### WRITTEN EXERCISE:
Repeat the lines that follow, leaving nothing out.

──────── INFORMATION SUPPLIED

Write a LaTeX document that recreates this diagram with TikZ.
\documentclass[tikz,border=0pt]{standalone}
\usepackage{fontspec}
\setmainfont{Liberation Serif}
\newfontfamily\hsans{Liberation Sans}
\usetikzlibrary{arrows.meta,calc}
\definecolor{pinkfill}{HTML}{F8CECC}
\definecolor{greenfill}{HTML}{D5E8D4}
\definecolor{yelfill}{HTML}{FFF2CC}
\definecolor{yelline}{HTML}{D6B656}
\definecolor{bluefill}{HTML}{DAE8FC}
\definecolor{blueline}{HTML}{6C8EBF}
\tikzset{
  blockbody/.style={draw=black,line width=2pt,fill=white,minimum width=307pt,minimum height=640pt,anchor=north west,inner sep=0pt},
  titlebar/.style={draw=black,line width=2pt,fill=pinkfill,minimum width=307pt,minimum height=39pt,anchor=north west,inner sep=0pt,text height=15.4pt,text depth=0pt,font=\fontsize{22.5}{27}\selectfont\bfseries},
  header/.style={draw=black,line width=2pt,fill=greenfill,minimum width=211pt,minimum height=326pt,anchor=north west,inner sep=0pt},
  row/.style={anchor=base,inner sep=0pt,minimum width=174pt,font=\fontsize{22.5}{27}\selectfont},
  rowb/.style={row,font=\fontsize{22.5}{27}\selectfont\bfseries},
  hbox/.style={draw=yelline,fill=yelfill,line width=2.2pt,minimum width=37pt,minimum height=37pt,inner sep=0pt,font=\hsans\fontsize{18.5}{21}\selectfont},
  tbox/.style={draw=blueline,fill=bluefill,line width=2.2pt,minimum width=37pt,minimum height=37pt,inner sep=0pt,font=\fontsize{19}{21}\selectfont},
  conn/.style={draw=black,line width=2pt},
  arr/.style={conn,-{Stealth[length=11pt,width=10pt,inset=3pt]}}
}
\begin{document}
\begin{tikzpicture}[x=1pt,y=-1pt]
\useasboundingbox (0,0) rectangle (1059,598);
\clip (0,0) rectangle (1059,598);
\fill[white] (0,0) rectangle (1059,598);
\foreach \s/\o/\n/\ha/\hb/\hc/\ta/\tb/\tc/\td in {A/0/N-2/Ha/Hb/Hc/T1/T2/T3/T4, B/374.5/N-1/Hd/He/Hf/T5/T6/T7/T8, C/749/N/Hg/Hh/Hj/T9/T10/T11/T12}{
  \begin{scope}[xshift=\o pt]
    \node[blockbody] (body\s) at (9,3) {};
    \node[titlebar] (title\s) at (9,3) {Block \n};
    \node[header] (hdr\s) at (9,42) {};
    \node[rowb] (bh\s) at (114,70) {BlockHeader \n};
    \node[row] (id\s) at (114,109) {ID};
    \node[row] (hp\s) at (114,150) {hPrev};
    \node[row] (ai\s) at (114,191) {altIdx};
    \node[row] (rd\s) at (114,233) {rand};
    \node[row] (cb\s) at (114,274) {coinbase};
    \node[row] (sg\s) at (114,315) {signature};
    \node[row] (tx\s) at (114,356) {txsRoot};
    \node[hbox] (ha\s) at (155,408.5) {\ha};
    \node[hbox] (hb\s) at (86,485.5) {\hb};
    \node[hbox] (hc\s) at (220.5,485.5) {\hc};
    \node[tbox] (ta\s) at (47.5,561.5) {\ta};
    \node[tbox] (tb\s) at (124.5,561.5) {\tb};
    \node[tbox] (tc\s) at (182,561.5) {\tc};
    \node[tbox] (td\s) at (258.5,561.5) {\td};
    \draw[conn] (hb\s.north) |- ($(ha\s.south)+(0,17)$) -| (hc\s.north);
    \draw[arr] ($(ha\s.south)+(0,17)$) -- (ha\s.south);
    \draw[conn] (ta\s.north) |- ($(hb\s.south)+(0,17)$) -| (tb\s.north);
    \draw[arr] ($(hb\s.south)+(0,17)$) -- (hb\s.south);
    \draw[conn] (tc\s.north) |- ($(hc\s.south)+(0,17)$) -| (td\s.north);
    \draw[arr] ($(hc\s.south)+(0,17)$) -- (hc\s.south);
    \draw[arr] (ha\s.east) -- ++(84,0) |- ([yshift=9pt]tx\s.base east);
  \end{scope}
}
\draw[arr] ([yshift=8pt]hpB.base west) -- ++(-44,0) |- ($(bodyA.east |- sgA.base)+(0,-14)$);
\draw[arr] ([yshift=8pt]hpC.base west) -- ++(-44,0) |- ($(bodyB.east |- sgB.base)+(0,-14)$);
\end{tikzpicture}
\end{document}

────────────────

### RESPONSE TO THIS TASK:
Write a LaTeX document that recreates this diagram with TikZ.
\documentclass[tikz,border=0pt]{standalone}
\usepackage{fontspec}
\setmainfont{Liberation Serif}
\newfontfamily\hsans{Liberation Sans}
\usetikzlibrary{arrows.meta,calc}
\definecolor{pinkfill}{HTML}{F8CECC}
\definecolor{greenfill}{HTML}{D5E8D4}
\definecolor{yelfill}{HTML}{FFF2CC}
\definecolor{yelline}{HTML}{D6B656}
\definecolor{bluefill}{HTML}{DAE8FC}
\definecolor{blueline}{HTML}{6C8EBF}
\tikzset{
  blockbody/.style={draw=black,line width=2pt,fill=white,minimum width=307pt,minimum height=640pt,anchor=north west,inner sep=0pt},
  titlebar/.style={draw=black,line width=2pt,fill=pinkfill,minimum width=307pt,minimum height=39pt,anchor=north west,inner sep=0pt,text height=15.4pt,text depth=0pt,font=\fontsize{22.5}{27}\selectfont\bfseries},
  header/.style={draw=black,line width=2pt,fill=greenfill,minimum width=211pt,minimum height=326pt,anchor=north west,inner sep=0pt},
  row/.style={anchor=base,inner sep=0pt,minimum width=174pt,font=\fontsize{22.5}{27}\selectfont},
  rowb/.style={row,font=\fontsize{22.5}{27}\selectfont\bfseries},
  hbox/.style={draw=yelline,fill=yelfill,line width=2.2pt,minimum width=37pt,minimum height=37pt,inner sep=0pt,font=\hsans\fontsize{18.5}{21}\selectfont},
  tbox/.style={draw=blueline,fill=bluefill,line width=2.2pt,minimum width=37pt,minimum height=37pt,inner sep=0pt,font=\fontsize{19}{21}\selectfont},
  conn/.style={draw=black,line width=2pt},
  arr/.style={conn,-{Stealth[length=11pt,width=10pt,inset=3pt]}}
}
\begin{document}
\begin{tikzpicture}[x=1pt,y=-1pt]
\useasboundingbox (0,0) rectangle (1059,598);
\clip (0,0) rectangle (1059,598);
\fill[white] (0,0) rectangle (1059,598);
\foreach \s/\o/\n/\ha/\hb/\hc/\ta/\tb/\tc/\td in {A/0/N-2/Ha/Hb/Hc/T1/T2/T3/T4, B/374.5/N-1/Hd/He/Hf/T5/T6/T7/T8, C/749/N/Hg/Hh/Hj/T9/T10/T11/T12}{
  \begin{scope}[xshift=\o pt]
    \node[blockbody] (body\s) at (9,3) {};
    \node[titlebar] (title\s) at (9,3) {Block \n};
    \node[header] (hdr\s) at (9,42) {};
    \node[rowb] (bh\s) at (114,70) {BlockHeader \n};
    \node[row] (id\s) at (114,109) {ID};
    \node[row] (hp\s) at (114,150) {hPrev};
    \node[row] (ai\s) at (114,191) {altIdx};
    \node[row] (rd\s) at (114,233) {rand};
    \node[row] (cb\s) at (114,274) {coinbase};
    \node[row] (sg\s) at (114,315) {signature};
    \node[row] (tx\s) at (114,356) {txsRoot};
    \node[hbox] (ha\s) at (155,408.5) {\ha};
    \node[hbox] (hb\s) at (86,485.5) {\hb};
    \node[hbox] (hc\s) at (220.5,485.5) {\hc};
    \node[tbox] (ta\s) at (47.5,561.5) {\ta};
    \node[tbox] (tb\s) at (124.5,561.5) {\tb};
    \node[tbox] (tc\s) at (182,561.5) {\tc};
    \node[tbox] (td\s) at (258.5,561.5) {\td};
    \draw[conn] (hb\s.north) |- ($(ha\s.south)+(0,17)$) -| (hc\s.north);
    \draw[arr] ($(ha\s.south)+(0,17)$) -- (ha\s.south);
    \draw[conn] (ta\s.north) |- ($(hb\s.south)+(0,17)$) -| (tb\s.north);
    \draw[arr] ($(hb\s.south)+(0,17)$) -- (hb\s.south);
    \draw[conn] (tc\s.north) |- ($(hc\s.south)+(0,17)$) -| (td\s.north);
    \draw[arr] ($(hc\s.south)+(0,17)$) -- (hc\s.south);
    \draw[arr] (ha\s.east) -- ++(84,0) |- ([yshift=9pt]tx\s.base east);
  \end{scope}
}
\draw[arr] ([yshift=8pt]hpB.base west) -- ++(-44,0) |- ($(bodyA.east |- sgA.base)+(0,-14)$);
\draw[arr] ([yshift=8pt]hpC.base west) -- ++(-44,0) |- ($(bodyB.east |- sgB.base)+(0,-14)$);
\end{tikzpicture}
\end{document}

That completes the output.